According to Wood and his colleagues, ADRs are a serious cause of patient morbidity and mortality. They make the point that there have been independent bodies in place to investigate the likes of plane crashes, train and major traffic incidents, chemical and radiation accidents for many years. These bodies can make recommendations to prevent similar serious episodes happening again following an accident. But, there is no organisation with responsibility for monitoring ADRs and to ensure proposals put forward following an investigation are taken on board.
The ad hoc approach to reporting of ADRs and reactions to drug products seems at odds with the fact that we have Internet and information technology available.
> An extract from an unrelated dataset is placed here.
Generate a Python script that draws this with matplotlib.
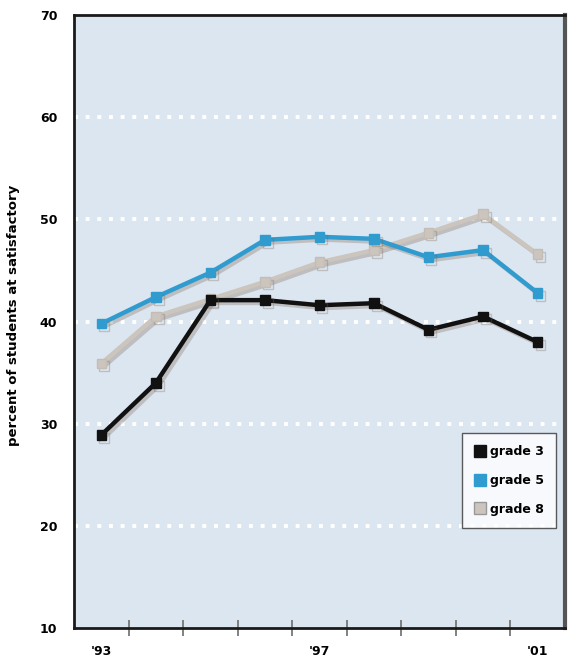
import numpy as np
import matplotlib
matplotlib.use("Agg")
import matplotlib.pyplot as plt
import matplotlib.patheffects as pe
from matplotlib.lines import Line2D

# school years 1993 .. 2001
years = [1993, 1994, 1995, 1996, 1997, 1998, 1999, 2000, 2001]
grade3 = [28.9, 34.0, 42.1, 42.1, 41.6, 41.8, 39.2, 40.5, 38.0]
grade5 = [39.8, 42.4, 44.8, 48.0, 48.3, 48.1, 46.3, 47.0, 42.8]
grade8 = [35.9, 40.5, 42.2, 43.9, 45.8, 47.0, 48.7, 50.5, 46.6]

year_labels = {1993: "'93", 1997: "'97", 2001: "'01"}
y_ticks = [10, 20, 30, 40, 50, 60, 70]

bold_font = ['Liberation Sans Narrow', 'DejaVu Sans']

fig = plt.figure(figsize=(5.7, 6.59), dpi=100)
ax = fig.add_axes([0.130, 0.047, 0.861, 0.930])
ax.set_facecolor('#dce6f1')

ax.set_xlim(years[0] - 0.5, years[-1] + 0.5)
ax.set_ylim(10, 70)

# dotted white guide lines
for v in y_ticks[1:-1]:
    ax.axhline(v, color='white', lw=2.8, ls=(0, (1, 2.0)), zorder=1)

shadow = [pe.SimpleLineShadow(offset=(2, -2), shadow_color='#7a6450', alpha=0.3),
          pe.Normal()]

ax.plot(years, grade8, color='#cbc5be', lw=3.2, marker='s', ms=7,
        mec='#c4bdb5', zorder=3, path_effects=shadow)
ax.plot(years, grade5, color='#2f9bcf', lw=3.2, marker='s', ms=7,
        zorder=4, path_effects=shadow)
ax.plot(years, grade3, color='#111111', lw=3.2, marker='s', ms=7,
        zorder=5, path_effects=shadow)

# ticks between years, labels under selected years
ax.set_xticks([y + 0.5 for y in years[:-1]], minor=True)
ax.tick_params(axis='x', which='minor', direction='inout', length=11,
               width=1.3, color='#777777')
ax.set_xticks(list(year_labels.keys()))
ax.set_xticklabels(list(year_labels.values()), family=bold_font,
                   fontweight='bold', fontsize=9)
ax.tick_params(axis='x', which='major', length=0, pad=12)

ax.set_yticks(y_ticks)
ax.set_yticklabels([str(v) for v in y_ticks], family=bold_font,
                   fontweight='bold', fontsize=9)
ax.tick_params(axis='y', length=0, pad=12)

ax.set_ylabel('percent of students at satisfactory', fontsize=9.5,
              fontweight='bold')
ax.yaxis.set_label_coords(-0.11, 0.51)

for side in ['left', 'bottom', 'top']:
    ax.spines[side].set_color('#1a1a1a')
    ax.spines[side].set_linewidth(2)
ax.spines['right'].set_color('#555555')
ax.spines['right'].set_linewidth(3)

handles = [
    Line2D([], [], ls='none', marker='s', ms=9, color='#111111'),
    Line2D([], [], ls='none', marker='s', ms=9, color='#2f9bcf'),
    Line2D([], [], ls='none', marker='s', ms=9, color='#cbc5be', mec='#999999'),
]
leg = ax.legend(handles, ['grade 3', 'grade 5', 'grade 8'],
                loc='lower right', bbox_to_anchor=(0.982, 0.163),
                frameon=True, fancybox=False, handlelength=0.8,
                handletextpad=0.4, labelspacing=1.25, borderpad=1.0,
                borderaxespad=0,
                prop={'family': bold_font, 'weight': 'bold', 'size': 9})
leg.get_frame().set_edgecolor('#333333')
leg.get_frame().set_linewidth(1)

fig.savefig('out.png', dpi=100)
Wood and his colleagues say that for all this technology it is remarkable that little use is made of it for drug surveillance to help avoid the huge numbers of deaths that occur. The likes of terfenadine and phen-fen which do end up being withdrawn by the FDA are few and far between and the evidence on which the decision is based while strong is not often in the form of formal statistical analysis. One of the problems is that the US Food and Drug Administration (FDA) does not have the resources to carry this out nor is it in the interests of the pharmaceutical marketers to gather such data.
Wood and his colleagues believe that the solution to the problem is to make this surveillance obligatory through the creation of a body independent of the agency that carries out drug approvals – the FDA. A second, independent body would help avoid conflicts of interest, in that the FDA would not have to investigate problems with drugs it had approved! In their paper in the NEJM the authors state,
We must expect that predicted and unpredicted adverse events from drugs will continue to occur. If we accept that the true safety profile of a new drug is dependent on the experiment that necessarily follows the drug’s release into the marketplace, then we must fund and implement mechanisms to ensure that the experiment is properly monitored, the data appropriately analysed, and the conclusions disseminated rapidly.
Clinical trials can involve a few thousand people, once approved, millions may take it soon after especially now that TV marketing is available in the US to the companies.
Not all ADRs are lethal, just adverse, and some are simply unavoidable because of the individual circumstances in which a drug is administered. They may be unpredictable and unavoidable in some cases but once an ADR occurs the medical community should be made aware of the risks as soon as possible so that better judgements about prescribing a drug can be made and ADRs pushed right down that list of causes of death.